- Also known as: Girls Incarcerated: Young and Locked Up
- Genre: Documentary
- Country of origin: United States
- No. of seasons: 2
- No. of episodes: 16

Production
- Executive producers: Nick Rigg; David George; Jordana Hochman; Bianca Barnes-Williams; Royd Chung; Stuart Cabb; Lisa Kean;
- Production locations: Madison, Indiana; La Porte, Indiana
- Editor: Kimberly Pellnat Dan Nelson;

Original release
- Network: Netflix
- Release: March 2, 2018 – June 21, 2019

= Girls Incarcerated =

Girls Incarcerated: Young and Locked Up is an American documentary television series released on Netflix on March 2, 2018, that initially followed the teenage inmates of the Madison Juvenile Correctional Facility in Madison, Indiana which has since been closed down. In season 2, the focus shifted to the teenage inmates of LaPorte Juvenile. Netflix did not officially renew the series for a third season and a release date has not been scheduled.

==Episodes==
=== Season 1 (2018) ===

| No. | Title | Original release date |
| 1 | "Chapter 1: The Girls of Madison" | March 2, 2018 |
Brianna likes being a "bad girl" but knows she needs to change. Newcomer Paige rubs feisty Heidi the wrong way. Chrissy and Aubrey await their release.
| 2 | "Chapter 2: Wait Until We Meet Again" | March 2, 2018 |
Trouble finds Aubrey on the outside. Najwa finishes her time, but can't go home without a guardian. The girls say goodbye to a beloved counselor.
| 3 | "Chapter 3: Mean Girls" | March 2, 2018 |
Brianna and her friends feud with Faith, an outsider.

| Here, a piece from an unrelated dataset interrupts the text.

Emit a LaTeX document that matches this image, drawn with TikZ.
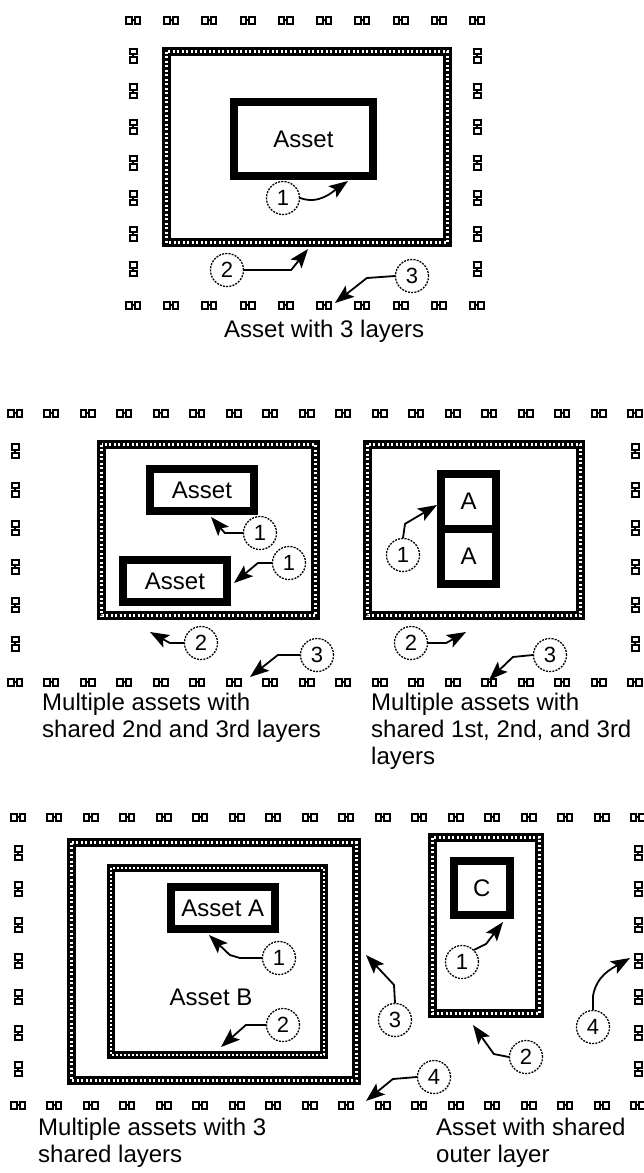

Paige lands in time out, disappointing her dad. Back with her family, Chrissy gets a fresh start.
| 4 | "Chapter 4: Where the Story Begins" | March 2, 2018 |
Sarah, whose mom got her addicted to heroin, returns to Madison. Taryn tries to forgive herself after a friend's death. Family Day stirs up memories.
| 5 | "Chapter 5: Love In Lockup" | March 2, 2018 |
Soft-spoken Alexis falls for Armani, who helps her cope with a traumatic past. Brianna's dad lets her down again. Chrissy is thriving on the outside.
| 6 | "Chapter 6: High Expectations" | March 2, 2018 |
Courtney is on track to graduate high school at Madison and has plans for college. But Brianna's future is uncertain as her release date approaches.
| 7 | "Chapter 7: My Life Story" | March 2, 2018 |
Alexis worries about losing Armani because of drama that went around. Cassie is afraid to return home to a neighborhood plagued by drugs and violence. Heidi opens up about her past.
| 8 | "Chapter 8: Moving Mountains" | March 2, 2018 |
Heidi's release date gets moved after she acts out. Paige shares a powerful poem at Madison's talent show. Najwa celebrates her 16th birthday behind bars.

=== Season 2 (2019) ===

| No. | Title | Original release date |
| 1 | "The Girls of La Porte" | June 21, 2019 |
Aberegg hopes her dad will visit. Jealousy causes drama between Stokes and Rose. Hale recounts how she used drugs to cope with her father's death.
| 2 | "The Graduates" | June 21, 2019 |
As the girls get ready to graduate, teen mom Kristler struggles with depression, while Stokes and Hale have poignant reunions with their mothers.
| 3 | "Do As I Say, Not As I Do" | June 21, 2019 |
With her mom facing jail time, Rose's home life hangs in the balance. Moody tries to be a role model to her younger cousin. Davis disrespects Galipeau.
| 4 | "Visitation Day" | June 21, 2019 |
Reyes returns to LaPorte after violating parole. Thomas worries about disappointing her grandma. Aberegg gets an unexpected visitor on Family Day.
| 5 | "The Boiling Point" | June 21, 2019 |
When Rose is attacked, the girls face serious consequences. Johnson has an emotional breakdown, and Thomas's temper lands her in trouble again.
| 6 | "My Past Doesn't Define Me" | June 21, 2019 |
Depressed on her mom's birthday, Reyes finds comfort in her grandma. Davis and Johnson give conflict resolution a try. Aberegg's placement is in limbo.
| 7 | "The Life Ahead" | June 21, 2019 |
Rose and Aberegg get ready to leave LaPorte. Kristler makes a sweet gesture to Galipeau. Reyes's relationship with her girlfriend takes an ugly turn.
| 8 | "A Second Chance?" | June 21, 2019 |
Aberegg struggles to stay clean on the outside. Reyes's retaliation puts her release date in jeopardy. Kristler reflects on the progress she has made.